Kompas.com - 16/11/2013, 09:29 WIB


Rhenald Kasali ( @Rhenald_Kasali )

KOMPAS.com - Kewirausahaan pada dasarnya adalah kegiatan perubahan. Dan perubahan dengan basis kewirausahaan berawal dari pandangan bahwa setiap masalah adalah peluang.

Jadi kalau Anda suka dengan perubahan, cobalah melakukannya dengan memecahkan masalah sampah di lokasi Anda tinggal. Semua masalah perubahan ada di sana: Ya kebiasaan, masalah sosial, mindset, resistensi warga, permainan oknum aparat pemda, keterlibatan agen-agen perubahan, sampai pengorbanan, biaya dan kreativitas untuk menjadikannya peluang usaha.

Jadi ini bukan hanya masalah gubernur DKI yang lagi mumet mengatasi banjir dan kemacetan lalu lintas di DKI. Ini masalah semua orang lain dari Pelabuhan Malahayati di Banda Aceh,Sinabang di Pulau Siemeleu, Danau Toba, Pantai Kuta, Banjarmasin, Danau Jikumerasa di Pulau Buru sampai Manado dan Merauke. Semua kota, danau dan sungai-sungai itu telah tercemar oleh sampah. Dan yang terbanyak adalah botol plastik AMDK dan sachet shampoo.

Bila dulu 80 persen sampah adalah organik, kini sebaliknya, 80 persen sampah adalah plastik dan kemasan anorganik yang sulit diurai oleh tanah. Padahal semua itu adalah biomas, bahan bakar yang bisa dipakai buat menggerakkan PLTU, dan tungku-tungku api di berbagai pabrik yang kalorinya hanya berbeda 10-20 persen dari batubara.

Sampah Pasar

Harus diakui metode penanganan sampah kita tak ada kemajuan sejak 40 tahun yang lalu meski UU pengolahan sampah sudah harus dijalankan. Sejak 40 tahun yang silam, semua pemda hanya fokus menyangkut sampah dari pasar, yaitu pasar tradisional ke TPA yang terbuka.

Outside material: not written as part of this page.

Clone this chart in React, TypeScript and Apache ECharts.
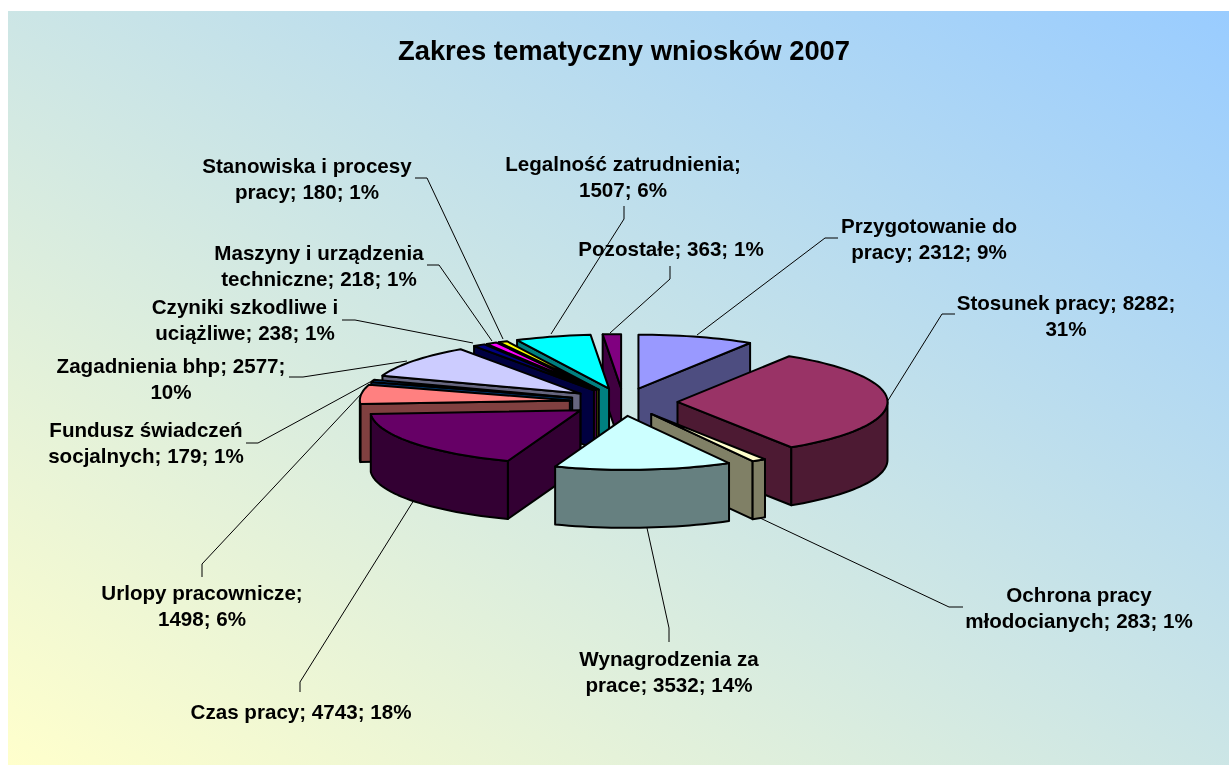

Ya, hanya di pasar becek itulah kita menemukan bak besar penanganan sampah. Itupun hanya satu-dua buah bak sampah. Warga masyarakat yang tak punya tempat pembuangan pun mengorganisir diri. Membayar lewat RT/RW yang lalu mencari orang yang biasa mengangkut dengan gerobak dorong. Di sana Pemda absen, atau membiarkannya menjadi obyekan para oknum.

Sampah-sampah itu dibuang ke dalam bak semen yang terletak di bagian luar rumah, lalu petugas menyeroknya dengan menggunakan garpu besar dan pacul. Karena bingung, maka mereka pun mencari lahan-lahan kosong yang bisa dijadikan area pembuangan. Biasanya di tepi kali. Kalau hujan turun, sampah pun hanyut, lalu menumpuk di muara (Jakarta). Sebab kalau membuang di bak pasar, mereka dikenakan ongkos oleh mantri pasar.

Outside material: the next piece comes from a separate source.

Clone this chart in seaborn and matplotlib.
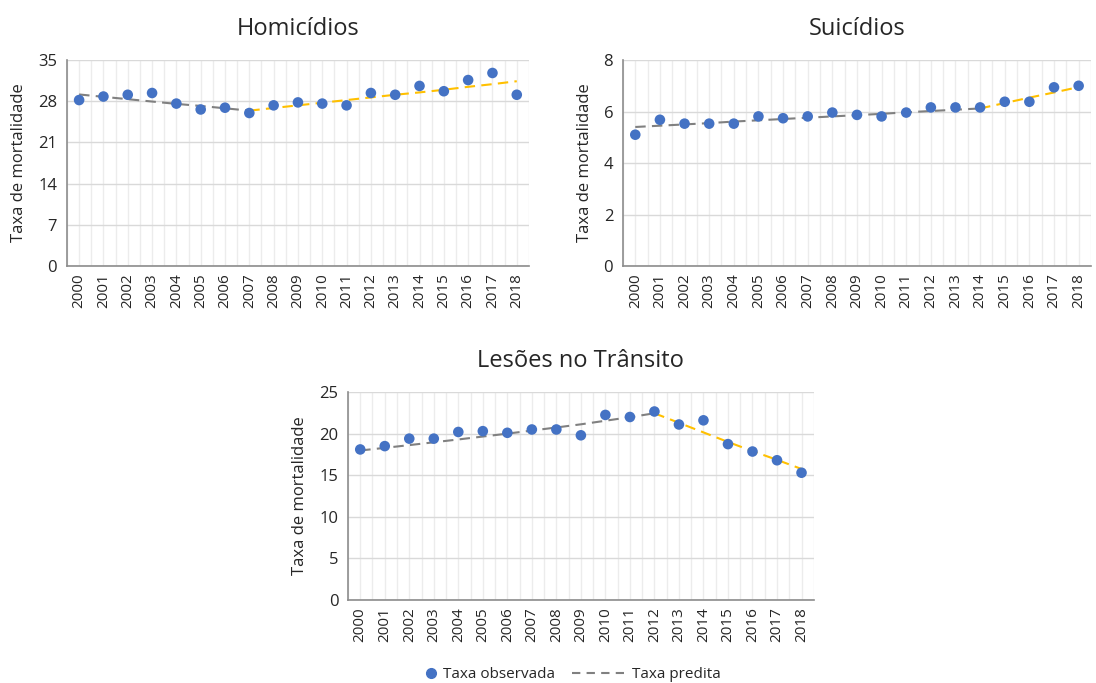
import numpy as np
import pandas as pd
import seaborn as sns
import matplotlib.pyplot as plt
from matplotlib.lines import Line2D

# ====== Dados ======
ANOS = list(range(2000, 2019))

HOMIC_OBS = [28.2, 28.8, 29.1, 29.4, 27.6, 26.6, 26.9, 26.0, 27.3, 27.8,
             27.6, 27.3, 29.4, 29.1, 30.6, 29.7, 31.6, 32.8, 29.1]
HOMIC_PRED_1 = [29.15, 28.75, 28.35, 27.95, 27.55, 27.2, 26.8, 26.4]          # 2000-2007
HOMIC_PRED_2 = [26.4, 26.85, 27.3, 27.75, 28.2, 28.65, 29.1, 29.5,
                29.95, 30.45, 30.9, 31.4]                                       # 2007-2018

SUIC_OBS = [5.10, 5.68, 5.53, 5.53, 5.53, 5.81, 5.74, 5.81, 5.96, 5.87,
            5.81, 5.96, 6.16, 6.16, 6.16, 6.38, 6.38, 6.94, 7.00]
SUIC_PRED_1 = [5.40, 5.45, 5.50, 5.55, 5.61, 5.66, 5.71, 5.76, 5.81, 5.86,
               5.91, 5.97, 6.02, 6.07, 6.12]                                    # 2000-2014
SUIC_PRED_2 = [6.12, 6.33, 6.54, 6.74, 6.95]                                    # 2014-2018

TRANS_OBS = [18.1, 18.5, 19.4, 19.4, 20.2, 20.3, 20.1, 20.5, 20.5, 19.8,
             22.25, 22.0, 22.66, 21.1, 21.6, 18.74, 17.85, 16.8, 15.3]
TRANS_PRED_1 = [17.97, 18.29, 18.62, 18.96, 19.3, 19.65, 20.0, 20.37, 20.74,
                21.12, 21.55, 21.98, 22.45]                                     # 2000-2012
TRANS_PRED_2 = [22.45, 21.3, 20.15, 19.0, 17.9, 16.85, 15.75]                   # 2012-2018

# ====== Estilo ======
AZUL = "#4472C4"
CINZA = "#808080"
AMARELO = "#FFC000"
FONTE = ["Open Sans", "DejaVu Sans"]

sns.set_theme(style="white")
plt.rcParams["font.family"] = FONTE
plt.rcParams["text.color"] = "#262626"
plt.rcParams["xtick.color"] = "#262626"
plt.rcParams["ytick.color"] = "#262626"


def painel(ax, titulo, obs, pred1, pred2, ymax, passo):
    n1 = len(pred1)
    df_obs = pd.DataFrame({"x": range(len(ANOS)), "y": obs})
    df_p1 = pd.DataFrame({"x": range(n1), "y": pred1})
    df_p2 = pd.DataFrame({"x": range(n1 - 1, n1 - 1 + len(pred2)), "y": pred2})

    sns.lineplot(data=df_p1, x="x", y="y", ax=ax, color=CINZA, lw=1.5,
                 dashes=False, linestyle=(0, (5, 3)), zorder=3)
    sns.lineplot(data=df_p2, x="x", y="y", ax=ax, color=AMARELO, lw=1.5,
                 dashes=False, linestyle=(0, (5, 3)), zorder=3)
    sns.scatterplot(data=df_obs, x="x", y="y", ax=ax, color=AZUL, s=58,
                    edgecolor="none", zorder=4)

    ax.set_xlim(-0.5, len(ANOS) - 0.5)
    ax.set_ylim(0, ymax)
    ax.set_yticks(np.arange(0, ymax + 0.01, passo))
    ax.set_xticks(range(len(ANOS)))
    ax.set_xticks(np.arange(-0.5, len(ANOS), 1.0), minor=True)
    ax.set_xticklabels(ANOS, rotation=90, fontsize=11)
    ax.tick_params(axis="y", labelsize=12, length=0, pad=7)
    ax.tick_params(axis="x", which="both", length=0, pad=5)

    ax.grid(axis="y", color="#d9d9d9", lw=1.0, zorder=0)
    ax.grid(axis="x", which="both", color="#ececec", lw=1.0, zorder=0)
    ax.set_axisbelow(True)

    for lado in ["top", "right"]:
        ax.spines[lado].set_visible(False)
    for lado in ["left", "bottom"]:
        ax.spines[lado].set_color("#8c8c8c")
        ax.spines[lado].set_linewidth(1.2)

    ax.set_xlabel("")
    ax.set_ylabel("Taxa de mortalidade", fontsize=12, labelpad=8)
    ax.set_title(titulo, fontsize=17, pad=18)


fig = plt.figure(figsize=(10.96, 6.83), dpi=100)
ax1 = fig.add_axes([0.0611, 0.6105, 0.4215, 0.3016])
ax2 = fig.add_axes([0.5684, 0.6105, 0.4270, 0.3016])
ax3 = fig.add_axes([0.3175, 0.1215, 0.4250, 0.3045])

painel(ax1, "Homicídios", HOMIC_OBS, HOMIC_PRED_1, HOMIC_PRED_2, 35, 7)
painel(ax2, "Suicídios", SUIC_OBS, SUIC_PRED_1, SUIC_PRED_2, 8, 2)
painel(ax3, "Lesões no Trânsito", TRANS_OBS, TRANS_PRED_1, TRANS_PRED_2, 25, 5)

# legenda em duas partes (comprimentos de handle diferentes)
h_obs = Line2D([], [], marker="o", color=AZUL, linestyle="none", markersize=7)
h_pred = Line2D([], [], color=CINZA, lw=1.5, linestyle=(0, (4, 3)))
fig.legend([h_obs], ["Taxa observada"], loc="center left",
           bbox_to_anchor=(0.376, 0.012), frameon=False, fontsize=11,
           handlelength=0.7, handletextpad=0.4)
fig.legend([h_pred], ["Taxa predita"], loc="center left",
           bbox_to_anchor=(0.5095, 0.012), frameon=False, fontsize=11,
           handlelength=3.4, handletextpad=0.5)

fig.savefig("out.png", dpi=100)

Di pasar sendiri, daya tampungnya semakin hari semakin tak memadai. Ratusan orang bersepeda motor, setiap hari membuang satu-dua kantong plastik berisi sampah dari kampung-kampung yang tak mempunyai sistem pengangkutan sampah.

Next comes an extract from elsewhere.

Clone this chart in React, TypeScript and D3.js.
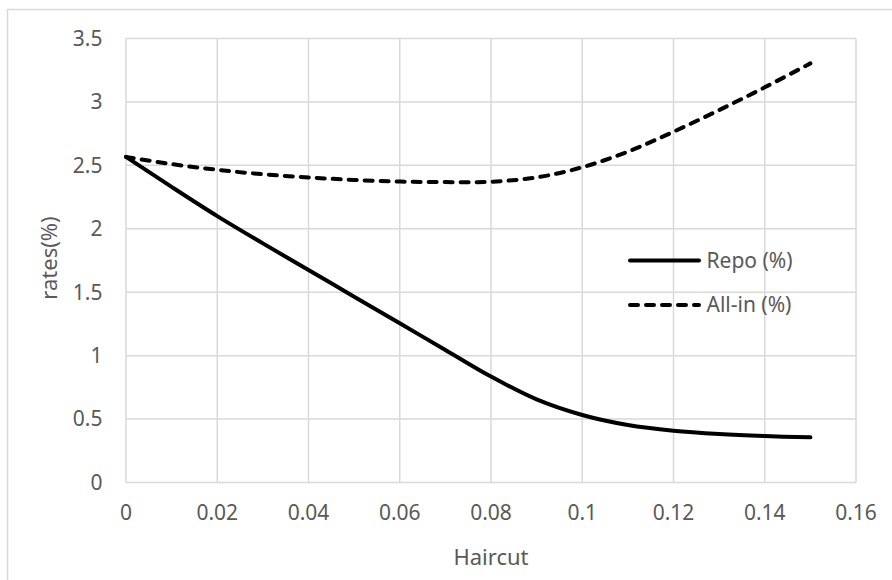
import React from "react";
import * as d3 from "d3";

const haircut = [0, 0.01, 0.02, 0.03, 0.04, 0.05, 0.06, 0.07, 0.08, 0.09, 0.1, 0.11, 0.12, 0.13, 0.14, 0.15];
const repo = [2.567, 2.33, 2.1, 1.885, 1.675, 1.465, 1.255, 1.045, 0.835, 0.655, 0.532, 0.453, 0.408, 0.382, 0.366, 0.356];
const allIn = [2.567, 2.51, 2.465, 2.43, 2.405, 2.385, 2.372, 2.368, 2.371, 2.405, 2.485, 2.608, 2.765, 2.936, 3.115, 3.304];

const xTicks = [0, 0.02, 0.04, 0.06, 0.08, 0.1, 0.12, 0.14, 0.16];
const xTickLabels = ["0", "0.02", "0.04", "0.06", "0.08", "0.1", "0.12", "0.14", "0.16"];
const yTicks = [0, 0.5, 1, 1.5, 2, 2.5, 3, 3.5];
const yTickLabels = ["0", "0.5", "1", "1.5", "2", "2.5", "3", "3.5"];
const seriesNames = ["Repo (%)", "All-in (%)"];

const W = 892;
const H = 580;
const FONT = "'Noto Sans', sans-serif";
const TEXT = "#595959";
const GRID = "#d9d9d9";

export default function App() {
  const x = d3.scaleLinear().domain([0, 0.16]).range([126, 856]);
  const y = d3.scaleLinear().domain([0, 3.5]).range([482.5, 38.5]);

  const line = d3
    .line<[number, number]>()
    .x((d) => x(d[0]))
    .y((d) => y(d[1]))
    .curve(d3.curveCatmullRom.alpha(0.5));

  const repoPath = line(haircut.map((h, i) => [h, repo[i]]) as [number, number][]) || "";
  const allInPath = line(haircut.map((h, i) => [h, allIn[i]]) as [number, number][]) || "";

  const legendX0 = 630;
  const legendX1 = 699;
  const legendY = [260.5, 305];

  return (
    <svg
      width={W}
      height={H}
      style={{ position: "absolute", left: 0, top: 0, background: "#fff" }}
      fontFamily={FONT}
    >
      <rect x={0} y={0} width={W} height={H} fill="#fff" />
      <rect x={7.5} y={9.5} width={W + 20} height={H + 20} fill="none" stroke={GRID} strokeWidth={1.5} />

      {/* gridlines */}
      {yTicks.map((t) => (
        <line key={"gy" + t} x1={x(0)} x2={x(0.16)} y1={y(t)} y2={y(t)} stroke={GRID} strokeWidth={1.5} />
      ))}
      {xTicks.map((t) => (
        <line key={"gx" + t} x1={x(t)} x2={x(t)} y1={y(0)} y2={y(3.5)} stroke={GRID} strokeWidth={1.5} />
      ))}

      {/* tick labels */}
      {yTicks.map((t, i) => (
        <text key={"ty" + t} x={102.5} y={y(t)} dy="0.35em" textAnchor="end" fontSize={21} fill={TEXT}>
          {yTickLabels[i]}
        </text>
      ))}
      {xTicks.map((t, i) => (
        <text key={"tx" + t} x={x(t)} y={513} dy="0.35em" textAnchor="middle" fontSize={21} fill={TEXT}>
          {xTickLabels[i]}
        </text>
      ))}

      {/* axis titles */}
      <text x={491} y={557} dy="0.35em" textAnchor="middle" fontSize={22} fill={TEXT}>
        Haircut
      </text>
      <text
        transform={`translate(49,258) rotate(-90)`}
        dy="0.35em"
        textAnchor="middle"
        fontSize={22}
        fill={TEXT}
      >
        rates(%)
      </text>

      {/* series */}
      <path d={repoPath} fill="none" stroke="#000" strokeWidth={4} strokeLinecap="round" strokeLinejoin="round" />
      <path
        d={allInPath}
        fill="none"
        stroke="#000"
        strokeWidth={4}
        strokeLinecap="round"
        strokeLinejoin="round"
        strokeDasharray="8 8"
      />

      {/* legend */}
      <line x1={legendX0} x2={legendX1} y1={legendY[0]} y2={legendY[0]} stroke="#000" strokeWidth={4} strokeLinecap="round" />
      <line
        x1={legendX0}
        x2={legendX1}
        y1={legendY[1]}
        y2={legendY[1]}
        stroke="#000"
        strokeWidth={4}
        strokeLinecap="round"
        strokeDasharray="8 8"
      />
      {seriesNames.map((n, i) => (
        <text key={n} x={706.5} y={legendY[i]} dy="0.35em" fontSize={21} fill={TEXT}>
          {n}
        </text>
      ))}
    </svg>
  );
}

Jadi 700 truk angkut sampah di DKI itu adalah pengangkut sampah pasar saja. Lantas siapa yang mengani sampah di wilayah perumahan?

Ketua RT/RW yang cerdik pun mencari akal mendekati mobil-mobil dinas kebersihan milik pemda. Mereka melakukan deal. Keputusannya, sampah diangkut setiap hari.

Masalahnya, sekarang jalan-jalan semakin macet. Jam untuk perjalanan truk keluar-masuk dalam kota kini dibatasi. Di TPA pun truk-truk sampah harus antri, macet. Akibatnya truk-truk itu semakin lamban beroprasi dan sampah di daerah perumahan semakin tak terurus. Dari tiga rit zaman dulu, kini truk-truk sampah hanya bisa mengangkut satu rit sampah sehari.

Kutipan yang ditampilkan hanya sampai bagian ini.